— Start of EXTRACTED RECORDS —

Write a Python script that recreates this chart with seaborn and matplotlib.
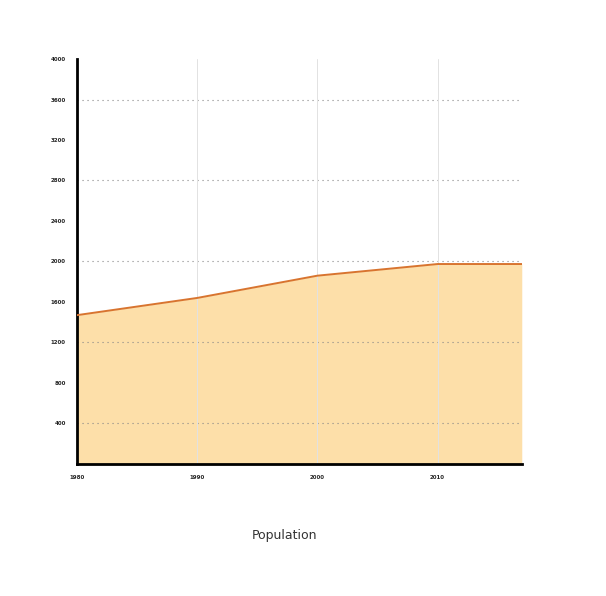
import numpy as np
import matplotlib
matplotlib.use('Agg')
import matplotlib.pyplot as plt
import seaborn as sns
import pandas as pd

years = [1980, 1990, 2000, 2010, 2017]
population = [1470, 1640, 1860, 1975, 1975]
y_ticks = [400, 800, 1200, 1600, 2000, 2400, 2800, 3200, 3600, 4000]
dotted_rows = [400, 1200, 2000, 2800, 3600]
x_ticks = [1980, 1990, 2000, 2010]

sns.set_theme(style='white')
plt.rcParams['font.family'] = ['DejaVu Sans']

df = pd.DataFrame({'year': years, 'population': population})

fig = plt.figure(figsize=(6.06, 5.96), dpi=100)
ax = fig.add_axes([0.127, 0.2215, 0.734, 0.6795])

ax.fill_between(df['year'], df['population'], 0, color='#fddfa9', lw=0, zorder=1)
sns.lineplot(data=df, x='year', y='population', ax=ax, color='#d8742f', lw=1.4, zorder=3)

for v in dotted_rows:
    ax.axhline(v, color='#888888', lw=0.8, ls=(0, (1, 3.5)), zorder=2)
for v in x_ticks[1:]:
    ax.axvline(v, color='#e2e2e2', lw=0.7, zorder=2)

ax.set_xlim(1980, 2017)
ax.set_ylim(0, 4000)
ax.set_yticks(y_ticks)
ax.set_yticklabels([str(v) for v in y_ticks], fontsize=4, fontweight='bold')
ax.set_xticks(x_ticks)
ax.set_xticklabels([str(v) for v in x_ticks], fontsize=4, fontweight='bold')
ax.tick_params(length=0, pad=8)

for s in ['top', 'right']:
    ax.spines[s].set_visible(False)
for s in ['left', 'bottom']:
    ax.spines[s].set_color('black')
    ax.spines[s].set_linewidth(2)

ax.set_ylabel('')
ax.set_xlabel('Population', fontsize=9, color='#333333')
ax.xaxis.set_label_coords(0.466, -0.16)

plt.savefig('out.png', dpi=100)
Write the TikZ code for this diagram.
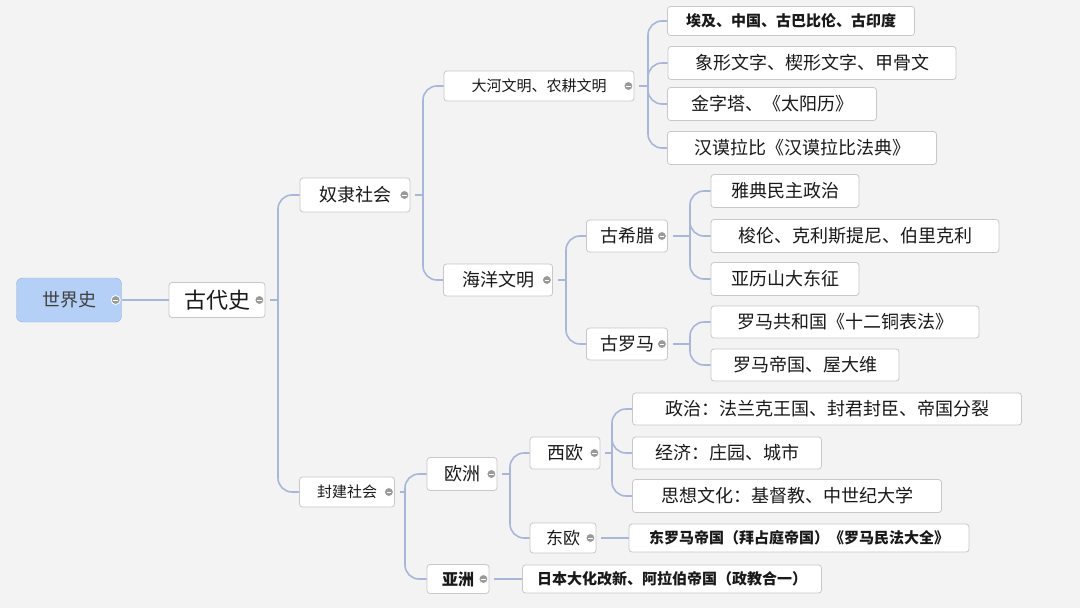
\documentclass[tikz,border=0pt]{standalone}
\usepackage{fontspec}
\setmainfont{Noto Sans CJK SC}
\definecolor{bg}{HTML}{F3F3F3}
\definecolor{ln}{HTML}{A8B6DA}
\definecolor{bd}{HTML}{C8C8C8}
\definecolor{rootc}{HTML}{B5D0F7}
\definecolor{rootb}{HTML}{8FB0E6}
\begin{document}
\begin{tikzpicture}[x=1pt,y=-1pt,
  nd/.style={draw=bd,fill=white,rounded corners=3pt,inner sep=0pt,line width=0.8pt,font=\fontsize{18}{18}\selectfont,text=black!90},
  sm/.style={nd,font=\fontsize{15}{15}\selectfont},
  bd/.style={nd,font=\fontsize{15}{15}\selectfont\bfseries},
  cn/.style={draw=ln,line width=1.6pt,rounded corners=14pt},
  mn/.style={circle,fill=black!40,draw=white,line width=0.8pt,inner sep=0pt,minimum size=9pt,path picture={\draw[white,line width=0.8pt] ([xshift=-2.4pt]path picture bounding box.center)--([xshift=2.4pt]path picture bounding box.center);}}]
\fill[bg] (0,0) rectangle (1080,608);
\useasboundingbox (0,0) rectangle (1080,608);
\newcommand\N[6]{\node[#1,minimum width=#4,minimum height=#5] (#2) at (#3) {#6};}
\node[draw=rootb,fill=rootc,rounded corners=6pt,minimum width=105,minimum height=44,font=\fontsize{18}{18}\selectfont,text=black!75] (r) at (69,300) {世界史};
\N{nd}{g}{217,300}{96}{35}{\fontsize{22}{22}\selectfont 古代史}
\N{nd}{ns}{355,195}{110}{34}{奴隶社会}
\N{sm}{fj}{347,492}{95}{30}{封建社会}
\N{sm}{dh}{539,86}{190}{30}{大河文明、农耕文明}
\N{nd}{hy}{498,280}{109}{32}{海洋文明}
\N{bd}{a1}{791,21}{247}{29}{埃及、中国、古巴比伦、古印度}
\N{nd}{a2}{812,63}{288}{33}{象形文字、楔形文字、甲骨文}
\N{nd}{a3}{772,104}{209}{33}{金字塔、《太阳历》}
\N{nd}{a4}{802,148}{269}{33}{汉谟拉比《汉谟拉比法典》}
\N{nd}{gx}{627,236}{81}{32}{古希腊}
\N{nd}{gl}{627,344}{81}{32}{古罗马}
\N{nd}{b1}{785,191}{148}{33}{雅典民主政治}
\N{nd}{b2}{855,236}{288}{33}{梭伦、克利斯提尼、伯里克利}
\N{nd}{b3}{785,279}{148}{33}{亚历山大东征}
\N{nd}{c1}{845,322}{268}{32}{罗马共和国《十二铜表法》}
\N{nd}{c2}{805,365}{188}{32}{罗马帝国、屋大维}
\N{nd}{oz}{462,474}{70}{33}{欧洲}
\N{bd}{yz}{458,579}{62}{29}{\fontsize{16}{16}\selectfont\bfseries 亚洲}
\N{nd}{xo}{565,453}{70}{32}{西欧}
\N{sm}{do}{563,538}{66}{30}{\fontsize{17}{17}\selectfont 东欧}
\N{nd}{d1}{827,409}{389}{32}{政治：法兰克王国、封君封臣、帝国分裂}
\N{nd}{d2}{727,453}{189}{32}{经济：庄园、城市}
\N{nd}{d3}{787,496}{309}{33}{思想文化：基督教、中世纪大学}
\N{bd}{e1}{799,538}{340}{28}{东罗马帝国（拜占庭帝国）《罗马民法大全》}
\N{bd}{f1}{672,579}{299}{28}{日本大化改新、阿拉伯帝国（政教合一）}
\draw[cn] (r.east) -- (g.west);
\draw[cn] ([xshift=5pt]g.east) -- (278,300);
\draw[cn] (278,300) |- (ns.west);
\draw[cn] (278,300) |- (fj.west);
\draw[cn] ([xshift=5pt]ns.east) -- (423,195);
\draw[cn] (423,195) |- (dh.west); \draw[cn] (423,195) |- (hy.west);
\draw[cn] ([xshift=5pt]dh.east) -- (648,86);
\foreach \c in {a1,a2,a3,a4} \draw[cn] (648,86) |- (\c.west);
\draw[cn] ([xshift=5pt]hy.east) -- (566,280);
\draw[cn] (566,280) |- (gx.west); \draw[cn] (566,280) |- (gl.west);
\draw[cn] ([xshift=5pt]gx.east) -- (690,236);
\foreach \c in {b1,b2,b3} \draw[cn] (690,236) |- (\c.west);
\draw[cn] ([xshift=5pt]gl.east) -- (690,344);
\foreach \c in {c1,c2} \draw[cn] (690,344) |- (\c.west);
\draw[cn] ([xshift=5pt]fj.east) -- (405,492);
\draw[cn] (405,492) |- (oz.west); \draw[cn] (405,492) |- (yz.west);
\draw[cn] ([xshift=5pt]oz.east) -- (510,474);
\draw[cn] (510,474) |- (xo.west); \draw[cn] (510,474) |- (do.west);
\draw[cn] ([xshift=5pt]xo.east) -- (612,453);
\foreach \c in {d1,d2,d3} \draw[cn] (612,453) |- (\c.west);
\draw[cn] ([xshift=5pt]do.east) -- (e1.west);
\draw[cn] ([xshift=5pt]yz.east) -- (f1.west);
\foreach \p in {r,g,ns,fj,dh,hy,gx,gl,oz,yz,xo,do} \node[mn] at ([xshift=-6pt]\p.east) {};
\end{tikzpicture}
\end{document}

— End of EXTRACTED RECORDS —
— Start of EXTRACTED RECORDS —

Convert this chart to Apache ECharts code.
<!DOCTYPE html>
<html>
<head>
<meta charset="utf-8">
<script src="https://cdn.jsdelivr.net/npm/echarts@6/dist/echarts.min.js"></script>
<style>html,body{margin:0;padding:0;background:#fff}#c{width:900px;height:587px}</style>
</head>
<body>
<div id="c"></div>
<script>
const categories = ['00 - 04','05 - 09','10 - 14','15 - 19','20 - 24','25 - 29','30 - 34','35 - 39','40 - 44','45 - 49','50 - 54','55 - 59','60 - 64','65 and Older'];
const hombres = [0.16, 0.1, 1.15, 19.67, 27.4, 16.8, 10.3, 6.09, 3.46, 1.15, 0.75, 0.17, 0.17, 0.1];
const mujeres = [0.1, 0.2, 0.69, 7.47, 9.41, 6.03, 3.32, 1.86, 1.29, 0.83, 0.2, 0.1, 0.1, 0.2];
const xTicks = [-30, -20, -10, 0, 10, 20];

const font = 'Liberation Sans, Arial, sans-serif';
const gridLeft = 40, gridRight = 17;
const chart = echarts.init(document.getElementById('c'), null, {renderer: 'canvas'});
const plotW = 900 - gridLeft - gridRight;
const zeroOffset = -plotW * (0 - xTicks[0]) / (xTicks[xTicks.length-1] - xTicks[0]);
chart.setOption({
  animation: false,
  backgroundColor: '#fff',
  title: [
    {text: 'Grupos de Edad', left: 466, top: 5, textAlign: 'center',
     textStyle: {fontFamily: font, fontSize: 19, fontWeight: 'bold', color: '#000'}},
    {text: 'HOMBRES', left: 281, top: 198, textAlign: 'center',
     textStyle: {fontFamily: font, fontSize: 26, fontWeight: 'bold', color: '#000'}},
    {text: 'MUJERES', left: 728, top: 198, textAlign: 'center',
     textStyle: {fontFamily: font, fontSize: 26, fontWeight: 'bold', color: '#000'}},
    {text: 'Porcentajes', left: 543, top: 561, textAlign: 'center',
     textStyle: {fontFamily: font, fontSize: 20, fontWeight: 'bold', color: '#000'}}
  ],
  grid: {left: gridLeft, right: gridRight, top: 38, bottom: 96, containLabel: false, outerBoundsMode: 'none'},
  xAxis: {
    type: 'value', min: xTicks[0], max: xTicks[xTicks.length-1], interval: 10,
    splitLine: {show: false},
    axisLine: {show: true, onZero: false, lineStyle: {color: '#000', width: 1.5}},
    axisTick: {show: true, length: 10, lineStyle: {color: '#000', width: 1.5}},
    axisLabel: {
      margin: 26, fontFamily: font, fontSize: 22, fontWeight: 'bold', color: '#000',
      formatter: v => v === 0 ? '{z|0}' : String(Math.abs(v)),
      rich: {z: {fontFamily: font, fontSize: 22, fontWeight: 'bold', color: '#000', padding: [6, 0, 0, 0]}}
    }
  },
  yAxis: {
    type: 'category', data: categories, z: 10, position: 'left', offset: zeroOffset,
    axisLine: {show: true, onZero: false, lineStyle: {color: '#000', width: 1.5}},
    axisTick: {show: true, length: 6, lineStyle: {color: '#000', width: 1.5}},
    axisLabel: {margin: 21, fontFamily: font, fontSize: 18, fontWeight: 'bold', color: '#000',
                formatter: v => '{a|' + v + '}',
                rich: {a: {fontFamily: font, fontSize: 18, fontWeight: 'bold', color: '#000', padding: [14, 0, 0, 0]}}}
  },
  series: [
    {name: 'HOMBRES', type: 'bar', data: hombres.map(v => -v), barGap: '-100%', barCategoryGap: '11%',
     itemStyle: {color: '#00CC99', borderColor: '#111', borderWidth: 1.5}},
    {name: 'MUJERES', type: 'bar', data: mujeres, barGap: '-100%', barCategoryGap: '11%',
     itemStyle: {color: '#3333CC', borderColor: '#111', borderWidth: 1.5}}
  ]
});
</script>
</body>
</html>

— End of EXTRACTED RECORDS —
— Start of EXTRACTED RECORDS —

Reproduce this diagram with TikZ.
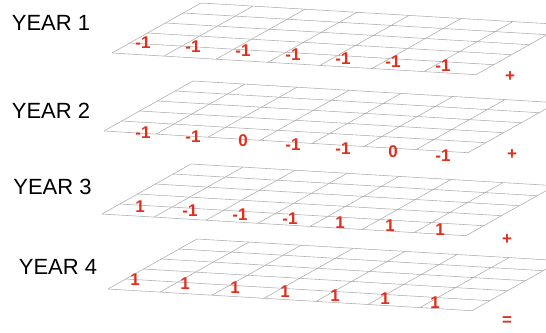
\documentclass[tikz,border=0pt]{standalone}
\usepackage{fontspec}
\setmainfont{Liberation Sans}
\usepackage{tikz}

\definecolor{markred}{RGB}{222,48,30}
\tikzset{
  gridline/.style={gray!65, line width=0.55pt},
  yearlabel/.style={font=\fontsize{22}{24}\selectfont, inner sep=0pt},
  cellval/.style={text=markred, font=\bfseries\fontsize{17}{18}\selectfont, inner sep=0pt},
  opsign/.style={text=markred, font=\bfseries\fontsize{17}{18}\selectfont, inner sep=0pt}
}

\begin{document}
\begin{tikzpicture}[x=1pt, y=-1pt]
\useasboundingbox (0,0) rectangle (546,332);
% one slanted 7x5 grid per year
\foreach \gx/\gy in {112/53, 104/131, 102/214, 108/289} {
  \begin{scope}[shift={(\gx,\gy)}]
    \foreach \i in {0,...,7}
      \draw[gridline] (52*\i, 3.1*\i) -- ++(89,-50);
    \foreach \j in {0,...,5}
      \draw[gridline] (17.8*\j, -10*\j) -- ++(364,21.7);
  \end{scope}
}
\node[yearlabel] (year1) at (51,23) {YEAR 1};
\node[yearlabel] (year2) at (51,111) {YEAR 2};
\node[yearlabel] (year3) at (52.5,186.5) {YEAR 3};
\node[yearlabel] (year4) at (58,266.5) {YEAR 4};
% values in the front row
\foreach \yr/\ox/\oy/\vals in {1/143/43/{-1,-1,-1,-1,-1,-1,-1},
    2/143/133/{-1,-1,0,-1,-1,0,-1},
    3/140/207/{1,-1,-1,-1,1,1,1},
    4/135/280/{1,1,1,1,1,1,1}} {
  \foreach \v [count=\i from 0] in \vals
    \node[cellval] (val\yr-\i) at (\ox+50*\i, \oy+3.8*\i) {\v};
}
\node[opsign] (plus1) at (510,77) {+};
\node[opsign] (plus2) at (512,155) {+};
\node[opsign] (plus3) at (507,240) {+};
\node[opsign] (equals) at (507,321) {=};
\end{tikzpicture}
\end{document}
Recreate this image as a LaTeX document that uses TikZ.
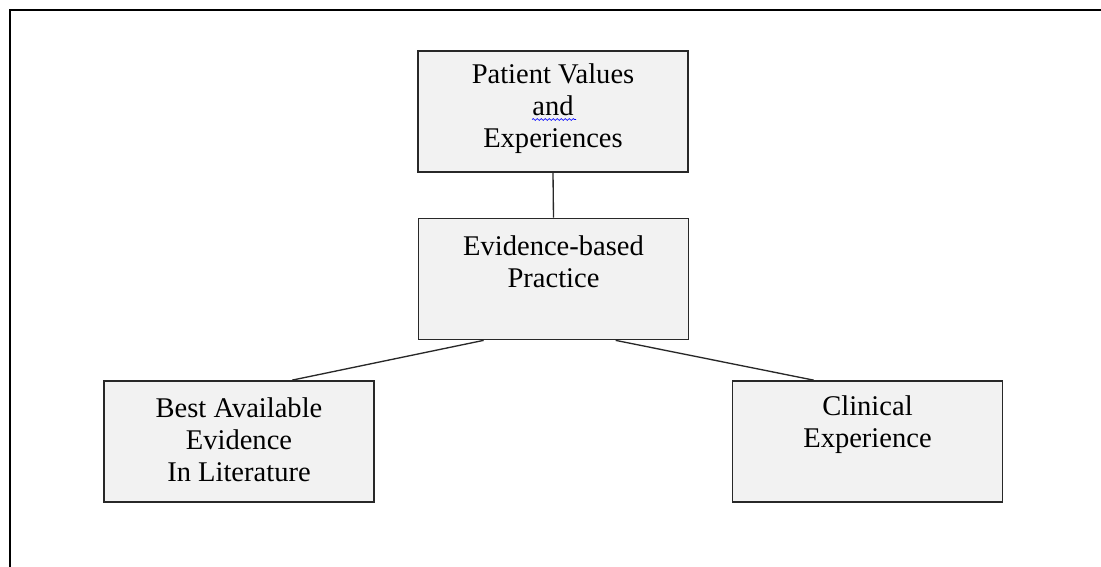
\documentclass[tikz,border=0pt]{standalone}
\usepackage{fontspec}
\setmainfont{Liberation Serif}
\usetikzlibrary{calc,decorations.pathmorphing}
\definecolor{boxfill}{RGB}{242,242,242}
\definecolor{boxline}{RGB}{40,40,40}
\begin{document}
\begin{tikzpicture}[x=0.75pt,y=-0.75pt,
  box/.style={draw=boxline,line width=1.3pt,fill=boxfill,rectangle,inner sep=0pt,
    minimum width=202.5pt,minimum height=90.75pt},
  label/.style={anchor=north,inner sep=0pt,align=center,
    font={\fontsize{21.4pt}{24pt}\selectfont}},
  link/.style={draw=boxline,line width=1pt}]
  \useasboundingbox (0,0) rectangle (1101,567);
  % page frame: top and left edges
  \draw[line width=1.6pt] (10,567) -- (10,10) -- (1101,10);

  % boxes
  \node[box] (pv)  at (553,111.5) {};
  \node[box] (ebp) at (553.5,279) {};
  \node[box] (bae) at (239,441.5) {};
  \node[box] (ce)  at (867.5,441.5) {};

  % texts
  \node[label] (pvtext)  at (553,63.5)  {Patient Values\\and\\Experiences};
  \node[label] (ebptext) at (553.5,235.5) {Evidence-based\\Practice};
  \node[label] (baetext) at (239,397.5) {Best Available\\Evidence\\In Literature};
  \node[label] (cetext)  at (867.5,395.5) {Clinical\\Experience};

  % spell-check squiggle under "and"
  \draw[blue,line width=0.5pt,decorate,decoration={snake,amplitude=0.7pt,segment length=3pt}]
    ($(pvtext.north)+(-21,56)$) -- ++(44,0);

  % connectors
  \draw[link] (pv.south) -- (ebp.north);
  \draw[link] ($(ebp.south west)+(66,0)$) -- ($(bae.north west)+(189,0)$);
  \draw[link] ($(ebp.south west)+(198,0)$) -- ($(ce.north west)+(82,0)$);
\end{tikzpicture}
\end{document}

— End of EXTRACTED RECORDS —

▶ _DO THIS_: Repeat exactly, and only, the entries from the line with "Recreate this image" through the line with "($(pvtext.north)+(-21,56)$) -- ++(44,0);". Pictures are skipped.

▶ _COMPLETED EXERCISE_:
Recreate this image as a LaTeX document that uses TikZ.
\documentclass[tikz,border=0pt]{standalone}
\usepackage{fontspec}
\setmainfont{Liberation Serif}
\usetikzlibrary{calc,decorations.pathmorphing}
\definecolor{boxfill}{RGB}{242,242,242}
\definecolor{boxline}{RGB}{40,40,40}
\begin{document}
\begin{tikzpicture}[x=0.75pt,y=-0.75pt,
  box/.style={draw=boxline,line width=1.3pt,fill=boxfill,rectangle,inner sep=0pt,
    minimum width=202.5pt,minimum height=90.75pt},
  label/.style={anchor=north,inner sep=0pt,align=center,
    font={\fontsize{21.4pt}{24pt}\selectfont}},
  link/.style={draw=boxline,line width=1pt}]
  \useasboundingbox (0,0) rectangle (1101,567);
  % page frame: top and left edges
  \draw[line width=1.6pt] (10,567) -- (10,10) -- (1101,10);

  % boxes
  \node[box] (pv)  at (553,111.5) {};
  \node[box] (ebp) at (553.5,279) {};
  \node[box] (bae) at (239,441.5) {};
  \node[box] (ce)  at (867.5,441.5) {};

  % texts
  \node[label] (pvtext)  at (553,63.5)  {Patient Values\\and\\Experiences};
  \node[label] (ebptext) at (553.5,235.5) {Evidence-based\\Practice};
  \node[label] (baetext) at (239,397.5) {Best Available\\Evidence\\In Literature};
  \node[label] (cetext)  at (867.5,395.5) {Clinical\\Experience};

  % spell-check squiggle under "and"
  \draw[blue,line width=0.5pt,decorate,decoration={snake,amplitude=0.7pt,segment length=3pt}]
    ($(pvtext.north)+(-21,56)$) -- ++(44,0);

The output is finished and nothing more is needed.